Attacco di hacker filorussi all’Italia, coinvolto il Porto di Trieste e Monfalcone: cos’è successo

Nel mirino i siti web di banche, società, aziende e authority in varie zone d’Italia. Nessuna ripercussione per lo scalo giuliano: «Ok il sistema di difesa cyber»

Gianpaolo Sarti
La Torre del Lloyd sede dell'Autorità portuale a Trieste in via von Bruck
La Torre del Lloyd sede dell'Autorità portuale a Trieste in via von Bruck

Anche il Porto di Trieste e Monfalcone domenica 12 gennaio  è stato coinvolto in un attacco hacker dei filorussi Noname057(16), senza tuttavia subire contraccolpi sul sistema operativo e logistico dello scalo. Nel mirino sono finiti vari obiettivi italiani. Le agenzie di informazione, ieri, citavano i siti delle banche Intesa San Paolo, Monte Paschi, Gruppo Bcc Icrea, ma anche delle società di gestione idrica come Acqueveronesi e quelli dei porti di Taranto e Trieste, incluso il Sinfomar (strumento informatico per la gestione del traffico delle navi, dei mezzi e delle merci) e aziende come Vulcanair.

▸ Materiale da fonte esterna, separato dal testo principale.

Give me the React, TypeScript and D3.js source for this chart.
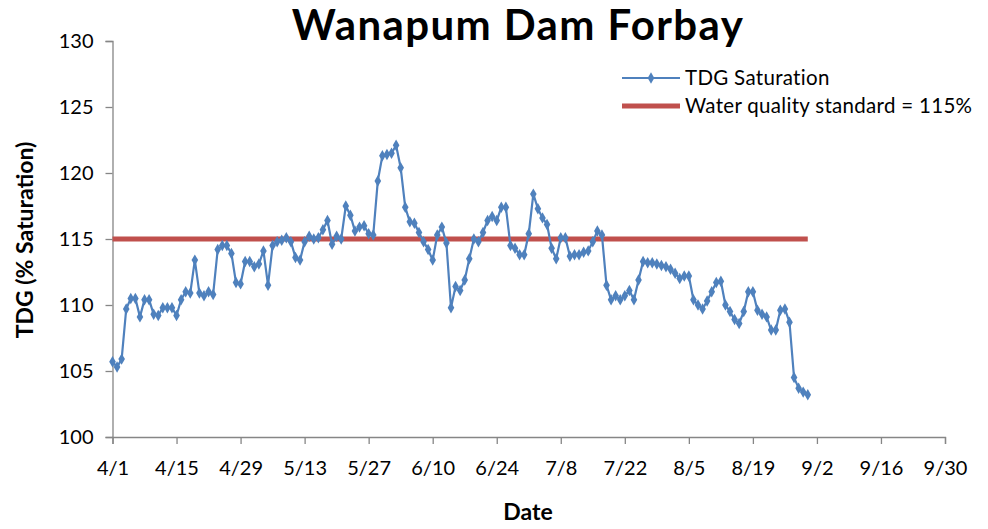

Agenzia per la cybersicurezza attivata

L’agenzia per la cybersicurezza nazionale si è subito attivata allertando i soggetti colpiti e supportandoli nel ripristino delle funzionalità. L’elenco delle vittime è apparso su vari canali Telegram riconducibili agli artefici dell’attacco, i filorussi Noname057(16) appunto. Che, secondo quanto si apprende, stavolta avrebbe agito assieme agli hacker filopalestinesi riuniti sotto il nome di Alixec. Come in altri casi, si tratterebbe di attacchi di tipo Dos (Denial of service), cioè di diniego del servizio informatico offerto da un sito fino a non renderlo più fruibile, proveniente da fonti di tipo diverso.

L’aggressione

In buona sostanza, l’aggressione di tipo Dos è in grado di saturare diversi portali in contemporanea inondandoli di richieste e di dati così da rallentarli o – come effettivamente avvenuto per alcuni dei siti – mandandoli in tilt per alcune ore. Per quanto riguarda il Porto di Trieste, l’attacco non ha arrecato particolari conseguenze anche perché questa tipologia di incursioni non è in grado di sottrarre dati e neppure di bloccare sistemi operativi. Si tratta per lo più di operazioni dimostrative e di disturbo, che hanno l’obiettivo di paralizzare la funzionalità dei portali.

Affaticamento del portale

Come spiegano dall’Autorità di sistema portuale del mare Adriatico Orientale, l’aggressione informatica ha comportato solamente un affaticamento del portale web. Un rallentamento, insomma, dovuto a un sovraccarico di richieste di accesso, provenienti da aree geografiche specifiche. Per alcune ore il sito internet dello scalo è risultato anche non visibile in alcuni Paesi, dove gli hacker sono penetrati attraverso i server. «Non è stato intaccato nessun sistema critico del porto, il problema è stato gestito dal nostro sistema di difesa cyber, eliminando quel tipo di accessi che hanno intasato temporaneamente il sito, che comunque ha continuato a mantenere la sua funzionalità», fanno sapere dall’Autorità portuale. «Le infrastrutture centrali che gestiscono dati importanti non sono state in alcun modo interessate. Per noi, quindi, è stato un attacco di ordinaria amministrazione». Attacchi del genere si erano già verificati anche nelle scorse settimane, seppure con un impatto ritenuto più limitato.